新型コロナウイルスの感染拡大に伴う緊急事態宣言の発令を受け、東京都による休業要請が11日始まった。急を要するというのになぜ7日の宣言から時間がかかったのか。難航した国と都の調整などから様々な課題が浮かび上がる。

「2週間も待たなければいけないのかどうかが、一番大きな問題だった」
東京都の小池百合子知事は休業要請内容を説明する10日の記者会見で、国との調整のポイントをこう語った。
国との調整を経て、都が改正新型インフルエンザ対策特別措置法に基づき11日から休業の要請対象としたのは、映画館やライブハウス、スポーツクラブなどのほか、床面積が1000平方メートルを超える大学、商業施設など。特措法の対象とはならない100平方メートル超の学習塾や生活必需品を取り扱わない店舗にも休業への協力を独自に依頼した。
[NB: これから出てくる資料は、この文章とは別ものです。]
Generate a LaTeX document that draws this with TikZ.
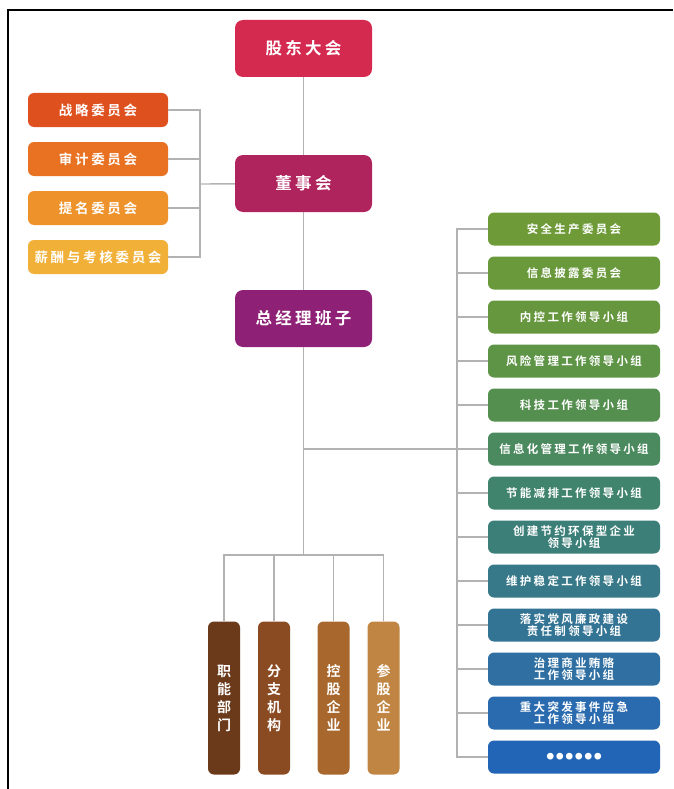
\documentclass[tikz,border=0pt]{standalone}
\usepackage{fontspec}
\newfontfamily\cjk{Noto Sans CJK SC}[LetterSpace=20,BoldFont={Noto Sans CJK SC Bold}]
% box colours
\definecolor{topA}{HTML}{D42A50}
\definecolor{topB}{HTML}{B0245E}
\definecolor{topC}{HTML}{8E2075}
\definecolor{lA}{HTML}{DE501E}
\definecolor{lB}{HTML}{E87222}
\definecolor{lC}{HTML}{EE932C}
\definecolor{lD}{HTML}{F1B038}
\definecolor{rA}{HTML}{6E9B38}
\definecolor{rB}{HTML}{6A993C}
\definecolor{rC}{HTML}{66973F}
\definecolor{rD}{HTML}{5E9446}
\definecolor{rE}{HTML}{558F50}
\definecolor{rF}{HTML}{4A8A5E}
\definecolor{rG}{HTML}{40846E}
\definecolor{rH}{HTML}{3B7F78}
\definecolor{rI}{HTML}{377988}
\definecolor{rJ}{HTML}{337494}
\definecolor{rK}{HTML}{2F6FA2}
\definecolor{rL}{HTML}{2A6AAE}
\definecolor{rM}{HTML}{2265B6}
\definecolor{bA}{HTML}{6B3A1A}
\definecolor{bB}{HTML}{8A4B22}
\definecolor{bC}{HTML}{A8672C}
\definecolor{bD}{HTML}{C08542}
\begin{document}
\begin{tikzpicture}
[x=1pt,y=-1pt,%
  linkLine/.style={draw=gray!60,line width=1.4pt},%
  topBox/.style={shape=rectangle,rounded corners=8pt,minimum width=137pt,minimum height=57pt,text=white,font=\cjk\bfseries\fontsize{16.5}{18}\selectfont},%
  leftBox/.style={shape=rectangle,rounded corners=6pt,minimum width=140pt,minimum height=34pt,text=white,font=\cjk\bfseries\fontsize{13.5}{15}\selectfont},%
  rightBox/.style={shape=rectangle,rounded corners=6pt,minimum width=172pt,minimum height=33pt,inner sep=1pt,align=center,text=white,font=\cjk\bfseries\fontsize{11.5}{12.5}\selectfont},%
  bottomBox/.style={shape=rectangle,rounded corners=6pt,minimum width=32pt,minimum height=153pt,inner sep=1pt,align=center,text=white,font=\cjk\bfseries\fontsize{14}{18}\selectfont}]
\useasboundingbox (0,0) rectangle (673,789);
%% frame
\draw[line width=2.5pt] (8,789) -- (8,10) -- (673,10);
%% main column
\node (gd) at (303.5,48.5) [topBox,fill=topA] {股东大会};
\node (ds) at (303.5,183.5) [topBox,fill=topB] {董事会};
\node (zj) at (303.5,318.5) [topBox,fill=topC] {总经理班子};
%% committees of the board
\foreach \i/\txt/\col in {1/战略委员会/lA, 2/审计委员会/lB, 3/提名委员会/lC, 4/薪酬与考核委员会/lD}
{
  \node (l\i) at (98,{61+49*\i}) [leftBox,fill=\col] {\txt};
}
%% leading groups
\foreach \i/\txt/\col in {1/安全生产委员会/rA, 2/信息披露委员会/rB, 3/内控工作领导小组/rC,
  4/风险管理工作领导小组/rD, 5/科技工作领导小组/rE, 6/信息化管理工作领导小组/rF,
  7/节能减排工作领导小组/rG, 8/创建节约环保型企业\\领导小组/rH, 9/维护稳定工作领导小组/rI,
  10/落实党风廉政建设\\责任制领导小组/rJ, 11/治理商业贿赂\\工作领导小组/rK,
  12/重大突发事件应急\\工作领导小组/rL, 13/{\fontsize{7.5}{9}\selectfont ●\kern2pt●\kern2pt●\kern2pt●\kern2pt●\kern2pt●}/rM}
{
  \node (r\i) at (574,{185+44*\i}) [rightBox,fill=\col] {\txt};
}
%% units
\foreach \i/\txt/\x/\col in {1/职\\能\\部\\门/224/bA, 2/分\\支\\机\\构/274/bB,
  3/控\\股\\企\\业/333.5/bC, 4/参\\股\\企\\业/383.5/bD}
{
  \node (b\i) at (\x,698) [bottomBox,fill=\col] {\txt};
}
%% junctions
\coordinate (lbus) at (200,184);
\coordinate (rj) at (303.5,449);
\coordinate (rbus) at (457,449);
\coordinate (bbus) at (303.5,555);
%% lines
\draw[linkLine] (gd) -- (ds);
\draw[linkLine] (ds) -- (zj);
\draw[linkLine] (zj) -- (bbus);
\draw[linkLine] (lbus) -- (ds);
\draw[linkLine] (rj) -- (rbus);
\foreach \i in {1,...,4}
{
  \draw[linkLine] (l\i) -| (lbus);
  \draw[linkLine] (b\i) |- (bbus);
}
\foreach \i in {1,...,13}
{
  \draw[linkLine] (r\i) -| (rbus);
}
\end{tikzpicture}
\end{document}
飲食店に休業要請はしないものの、営業時間を午前5時~午後8時とし、酒類の提供は午後7時までとするよう求めた。スーパーや病院、ホームセンター、理美容業などは業務を続けてもらう。
要請に応じた中小事業者には協力金を給付する。1店舗のみを運営する事業者は50万円、2店舗以上の場合は100万円を支給するというものだ。
都は7日の緊急事態宣言発令直後の実施を目指し、休業を要請する具体的な業種や施設について今月6日までに案をまとめ、政府側に提示していた。
しかし、そこから政府と都の調整が難航。要請内容が決まるまで数日を要し、当初案から対象業種が変わったことで飲食業など一部の業者が混乱する事態を招いた。
「社長から中間管理職へ」
「地域の特性に合わせた対策を決める権限は都道府県知事に与えられたもので、代表取締役社長かと思っていたら、天の声がいろいろ聞こえてきて中間管理職になったような感じだった」
10日の会見で小池氏はこう皮肉ってみせた。「天の声」が政府を指すのは言うまでもない。